Security researchers with Symantec blew the whistle on the phishing campaigns as just as Netflix is growing in popularity due to high demands for video streaming. As Netflix moves to pursue fresh markets, it would be inevitable for the company to become favorite target among attackers.
Indeed, it is tempting for hackers to add Netflix to their list of targets due to the rising user base of the company.
In this case, attackers have been employing an Infostealer.Banload Trojan that pretends as a legitimate Netflix software and a phishing technique in the form of fake ads and Netflix product offers that are sold for a cheaper price. The Banload Trojan works to create a backdoor access to your computer for hackers to steal information pertaining to your Netflix account and dump a stack of malicious files into your system.

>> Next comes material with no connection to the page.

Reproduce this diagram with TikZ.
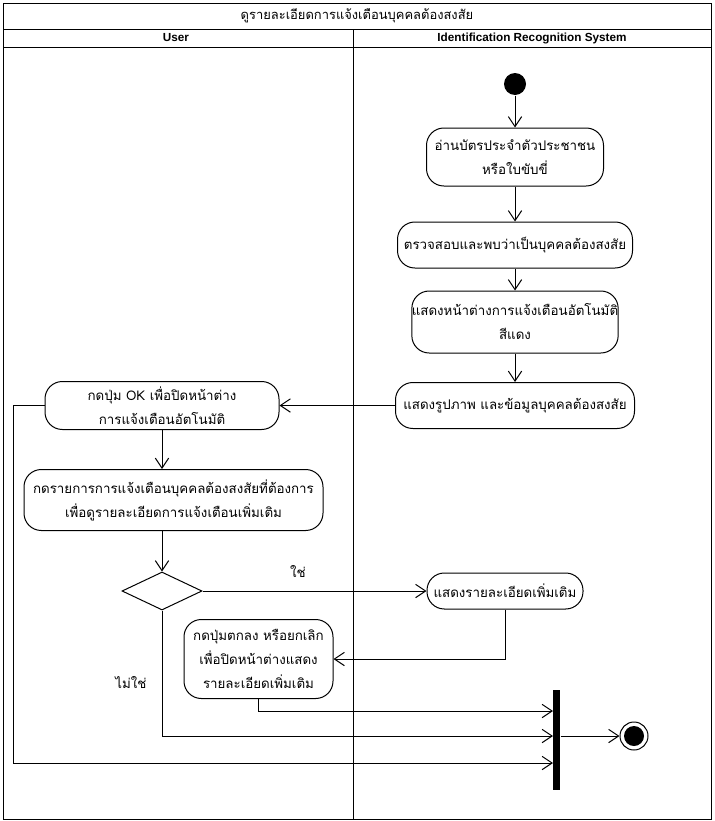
\documentclass[tikz,border=0pt]{standalone}
\usepackage{fontspec}
\setmainfont{Liberation Sans}
\newfontfamily\thaifont[Script=Thai]{Loma}
\usetikzlibrary{arrows.meta,shapes.geometric}

\tikzset{every picture/.style={line width=0.75pt}}
\tikzset{
  arr/.style={-{Straight Barb[length=7.5pt,width=10pt,line width=0.75pt]}},
  act/.style 2 args={draw, rounded corners=13pt, align=center, inner sep=0pt,
    minimum width=#1*0.75pt, minimum height=#2*0.75pt,
    font=\thaifont\fontsize{10}{18}\selectfont},
  lane/.style={font=\bfseries\fontsize{8.8}{10}\selectfont},
  thaitext/.style={font=\thaifont\fontsize{10}{12}\selectfont}
}

\begin{document}
\begin{tikzpicture}[x=0.75pt,y=0.75pt,yscale=-1,xscale=1]
	\useasboundingbox (0,0) rectangle (714,821);

	%Shape: Pool frame
	\draw (3,3) rectangle (711,819);
	\draw (3,29) -- (711,29);
	\draw (3,47) -- (711,47);
	\draw (353,29) -- (353,819);

	% Text Node
	\node (title) [thaitext, font=\thaifont\fontsize{9.7}{12}\selectfont] at (357,16) {ดูรายละเอียดการแจ้งเตือนบุคคลต้องสงสัย};
	% Text Node
	\node (lanea) [lane] at (176,38) {User};
	% Text Node
	\node (laneb) [lane] at (532,38) {Identification Recognition System};

	%Shape: Start
	\node (start) [circle, fill, inner sep=0pt, minimum size=22*0.75pt] at (515,84) {};
	%Shape: Actions of the system
	\node (a1) [act={177}{58}] at (515,157) {อ่านบัตรประจำตัวประชาชน\\หรือใบขับขี่};
	\node (a2) [act={235}{46}] at (515,245) {ตรวจสอบและพบว่าเป็นบุคคลต้องสงสัย};
	\node (a3) [act={202}{62}] at (515,322) {แสดงหน้าต่างการแจ้งเตือนอัตโนมัติ\\สีแดง};
	\node (a4) [act={239}{46}] at (515,405.5) {แสดงรูปภาพ และข้อมูลบุคคลต้องสงสัย};
	\node (a5) [act={156}{36}] at (505,591) {แสดงรายละเอียดเพิ่มเติม};

	%Shape: Actions of the user
	\node (u1) [act={234}{48}] at (162,405.5) {กดปุ่ม OK เพื่อปิดหน้าต่าง\\การแจ้งเตือนอัตโนมัติ};
	\node (u2) [act={299}{61}] at (173.5,500) {กดรายการการแจ้งเตือนบุคคลต้องสงสัยที่ต้องการ\\เพื่อดูรายละเอียดการแจ้งเตือนเพิ่มเติม};
	\node (u3) [act={149}{79}] at (258.5,659) {กดปุ่มตกลง หรือยกเลิก\\เพื่อปิดหน้าต่างแสดง\\รายละเอียดเพิ่มเติม};

	%Shape: Decision
	\node (dec) [diamond, draw, inner sep=0pt, minimum width=80*0.75pt, minimum height=38*0.75pt] at (162,591) {};

	%Shape: Join bar
	\node (join) [fill, inner sep=0pt, minimum width=7*0.75pt, minimum height=100*0.75pt] at (556.5,740) {};
	\coordinate (j1) at (553,711);
	\coordinate (j2) at (553,736);
	\coordinate (j3) at (553,763);
	\coordinate (c1) at (13,763);

	%Shape: End
	\node (end) [circle, draw, inner sep=0pt, minimum size=28*0.75pt] at (634,736) {};
	\fill (end.center) circle (7.5pt);

	%Straight Lines
	\draw [arr] (start) -- (a1);
	\draw [arr] (a1) -- (a2);
	\draw [arr] (a2) -- (a3);
	\draw [arr] (a3) -- (a4);
	\draw [arr] (a4) -- (u1);
	\draw [arr] (u1) -- (u1 |- u2.north);
	\draw [arr] (u2.south -| dec) -- (dec.north);
	\draw [arr] (dec) -- (a5);
	\draw [arr] (a5.south) |- (u3.east);
	\draw [arr] (u3.south) |- (j1);
	\draw [arr] (dec.south) |- (j2);
	\draw [arr] (u1.west) -| (c1) -- (j3);
	\draw [arr] (join.east |- end) -- (end);

	% Text Node
	\node (yes) [thaitext] at (298,572) {ใช่};
	% Text Node
	\node (no) [thaitext] at (131,683) {ไม่ใช่};

\end{tikzpicture}
\end{document}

Based on the demographics of the attacks, the Banload Trojan attacks mostly customers of Netflix based in Brazil, where the malware steals banking details from the affected computers. The phishing campaigns, on the other hand, serve to pilfer the login details of Netflix users. The attackers lure these users to submit their personal data and payment card details to a fake Netflix login page that appears legit.
Symantec researchers also spotted another phishing campaign that targets Netflix users in Denmark, where the deceptive tactic involves making users believe that there is an issue with their Netflix account and that they need to update their personal information. Unsuspecting users are sure to fall prey to this deceptive tactic intended only to get their bank details for fraudulent purposes.
But the greater risk lies not in the hands of the attackers alone, but in the prospect of having your data sold on the dark web in order to create new Netflix accounts for sale again on the black market at a much lower price tag.
If the level of sophistication of the Trojan and the phishing campaign is any indication, these kinds of attacks are part of a major conglomerate that does business through fraudulent means.
Netflix has yet to release a statement on the issue, but there are simple workarounds in order to avoid falling victim to these malicious campaigns. One, it would help to avoid downloading from unreliable suppliers of Netflix, but only from the genuine Netflix website and legit app stores.